Serge Fdida, Sorbonne’s vice president for international development, said he was thrilled at “a very high mark” from evaluators. The project will look for additional funding from the French government.  

The new alliances "can truly contribute to the realignment of education in Europe," said Henk Kummeling, rector of Utrecht University, which is part of an alliance with Trinity College Dublin, Hungary’s Eötvös Loránd University, and the universities of Barcelona and Montpellier called Charm EU. "The agreements on exchanges are currently almost always one-to-one. We are now making arrangements with five universities about making educational resources and teaching capacity available."

Among the unsuccessful candidates, Ludovic Thilly, coordinator of the EC2U Alliance of universities from Portugal, Romania, Italy and Finland, was left to rue his group missing out in the evaluation by one per cent.

“Very frustrating and all my thoughts go to the 120-plus colleagues from the six universities who invested time and energy in what we considered a very ambitious – maybe too ambitious – alliance,” Thilly said.

“[But] we already have alliance activities and we will surely re-apply. We did not get the experts’ comments yet so it is too early to know how to improve our project,” he said.

France and Germany feature strongly

The EU scheme follows a proposal in 2017 by French president Emmanuel Macron to create 20 cross border university networks, of about four partners each.

Macron’s involvement has given the initiative additional credibility and cachet in higher education circles, and not least in France, which produced the highest number of applications for the EU scheme.

French universities scored highest in the competition, appearing in 16 successful alliances. Germany has the next best representation, with 14 universities. Other big winners included Italy, with 11 institutes winning, and Spain with nine. Officials in Hungary and Poland, meanwhile, will feel very happy with five successful universities each.

With Brexit looming, the three successful UK universities in the competition will be relieved to have put down fresh roots inside their main European networks. However, UK universities would “be forced to leave their projects” if the country exits the EU without a deal, a commission spokesman confirmed.

The only EU countries with no winners were Bulgaria, Estonia, Luxembourg and Slovakia. Jan Palmowski, secretary-general of the Guild of European Research-intensive Universities said, “The competition should and must be about quality, not about the fact that every country gets something. So if some countries have been unsuccessful it is important that their ministries work closely with applicants to support them in the second round as much as possible.”

Iron out differences

The alliances are expected to be imperfect works in progress – at least in the beginning.

The networks "will require new transnational academic governance models, new funding arrangements and challenging institutional cultural changes. This is a big political challenge," said European University Association President-elect Michael Murphy.

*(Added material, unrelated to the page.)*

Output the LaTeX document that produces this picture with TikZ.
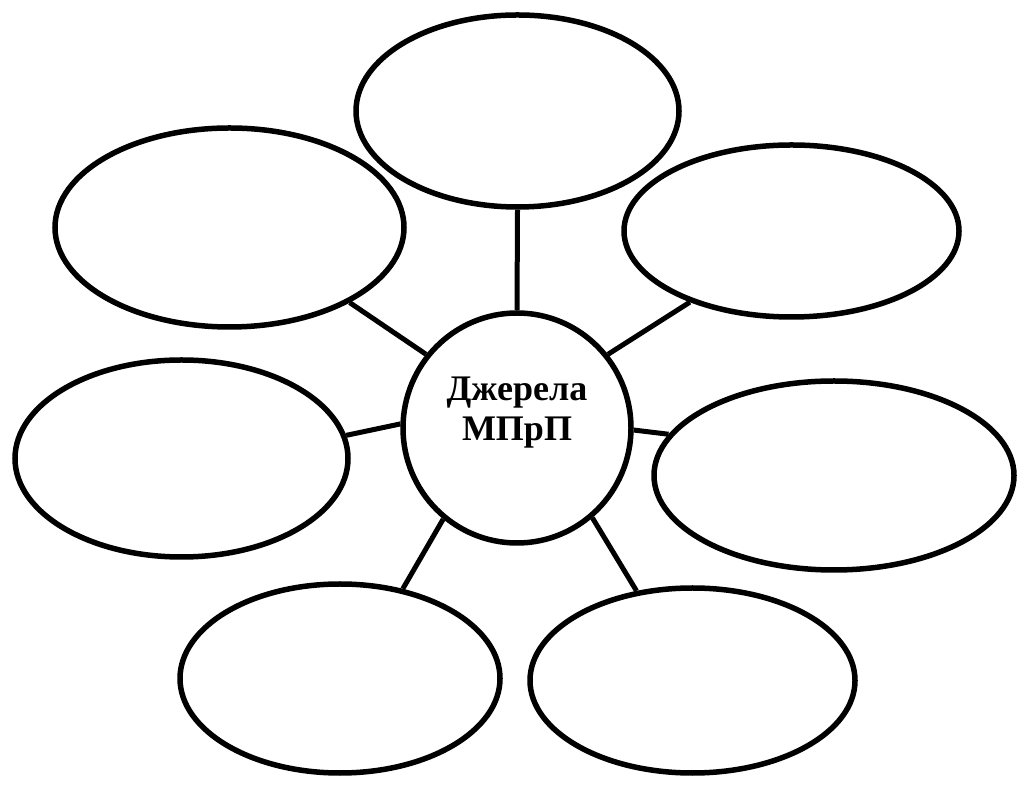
\documentclass[tikz,border=0pt]{standalone}
\usepackage{fontspec}
\setmainfont{Liberation Serif}
\usetikzlibrary{shapes.geometric}
\begin{document}
\begin{tikzpicture}[x=1pt,y=1pt,
  bub/.style={draw=black,line width=5.5pt,ellipse,inner sep=0pt,fill=white},
  link/.style={draw=black,line width=5pt}]
\useasboundingbox[fill=white] (0,0) rectangle (1024,789);
\node[bub,minimum width=228,minimum height=230,
  label={[name=Ctext,font=\bfseries\fontsize{36}{40}\selectfont,align=center,yshift=15pt]center:Джерела\\МПрП}] (C) at (517,789-428) {};
\node[bub,minimum width=323,minimum height=192] (T) at (517.5,789-111) {};
\node[bub,minimum width=349,minimum height=199] (TL) at (229.5,789-227.5) {};
\node[bub,minimum width=335,minimum height=172] (TR) at (791.5,789-231) {};
\node[bub,minimum width=333,minimum height=197] (L) at (181.5,789-458.5) {};
\node[bub,minimum width=360,minimum height=189] (R) at (834,789-475.5) {};
\node[bub,minimum width=320,minimum height=189] (BL) at (340,789-678.5) {};
\node[bub,minimum width=325,minimum height=185] (BR) at (692.5,789-680.5) {};
\draw[link] (C.90) -- (T.-90);
\draw[link] (C.141) -- (TL.-32.8);
\draw[link] (C.39.4) -- (TR.-145.9);
\draw[link] (C.178) -- (L.8.7);
\draw[link] (C.-1.5) -- (R.166.9);
\draw[link] (C.-129.2) -- (BL.55);
\draw[link] (C.-50) -- (BR.122.7);
\end{tikzpicture}
\end{document}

Universities will bump up against different legal systems and tuition fee regimes. There will be red tape to overcome, and universities will quickly discover it’s not straightforward to establish joint degrees, said Kurt Deketelaere, secretary-general of the League of European Research Universities. However, the point of the exercise is to reveal where systems are fragmented, with a view to ironing them out.  

“The alliances will act as test beds for the identification of these barriers,” a commission spokesman said. “They will provide the commission with statements of concrete problems that it will then address together with the member states. Joint degrees will surely be among them. There is goodwill among all member states and national parliaments to address any problems.”

National states “must deliver to cut down on red tape around international programme quality assurance, and the enabling of joint degrees,” said Palmowksi. “That is actually far more important than the money that is at stake in this competition.”